Historically, India was in the vanguard of nations seeking a more equitable multilateral trading regime, especially since the turn of the millennium. However, for over a decade now, the dynamics of the WTO has shifted completely in favour of the advanced countries who have sounded a death knell to multilateralism by initiating negotiations on issues of their interest, bypassing the views of the majority in the institution. These negotiations have already seen 67 members (out of the 164 members) agreeing to a “declaration” on services domestic regulation, while the stage is being set for concluding a similar “plurilateral” agreement on e-commerce.

As a country rightly opposing these negotiations, India, as the president of the G20, had the unique opportunity to work with the fellow travelers in the global South to initiate the steps towards preventing the degeneration of the WTO into a rich man’s club. The pressures on the countries in the South is squarely being felt by India, which has been reflected in the New Delhi Declaration as well.

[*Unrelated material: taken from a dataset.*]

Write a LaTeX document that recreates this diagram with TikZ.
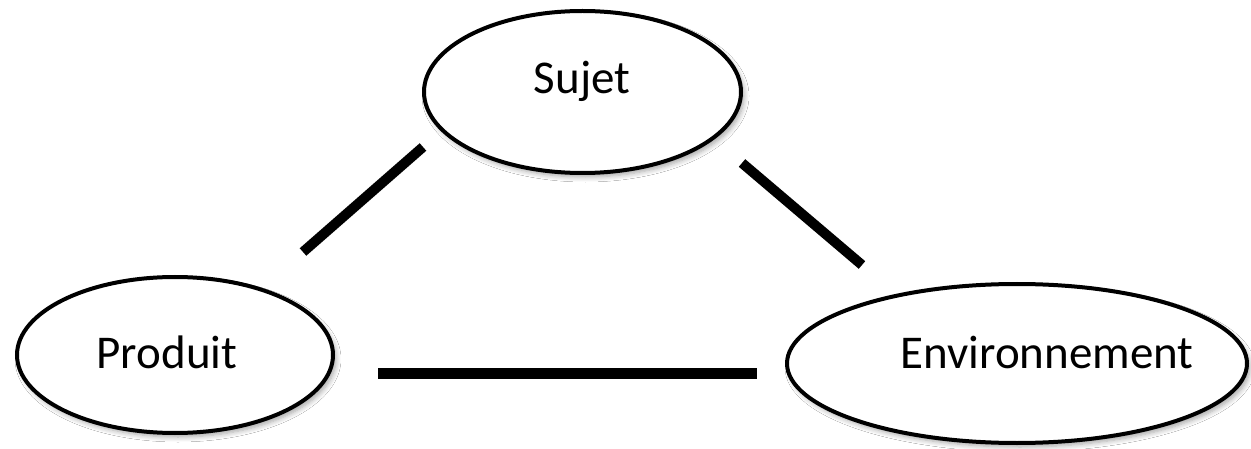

In the Declaration, the G20 countries have committed not to “impose export prohibitions or restrictions” on agricultural products, which implies that India is now under a moral obligation to maintain its exports of agricultural products even if domestic supply shortages result in runaway food price inflation.

Finally, the most intriguing aspect of the New Delhi Declaration was that despite the strong commitments for addressing the concerns of the Global South that were heard in the run-up to the Summit, the term “Global South” was not mentioned even once. This may not appear surprising given that G7’s anathema for the term “South” is quite well-known and G20’s progression under the shadow of the politically powerful grouping. But more significantly, absence of any mention of “Global South” in the Declaration may well be an indication that the process of ‘G7-isation’ of the G20 is now complete.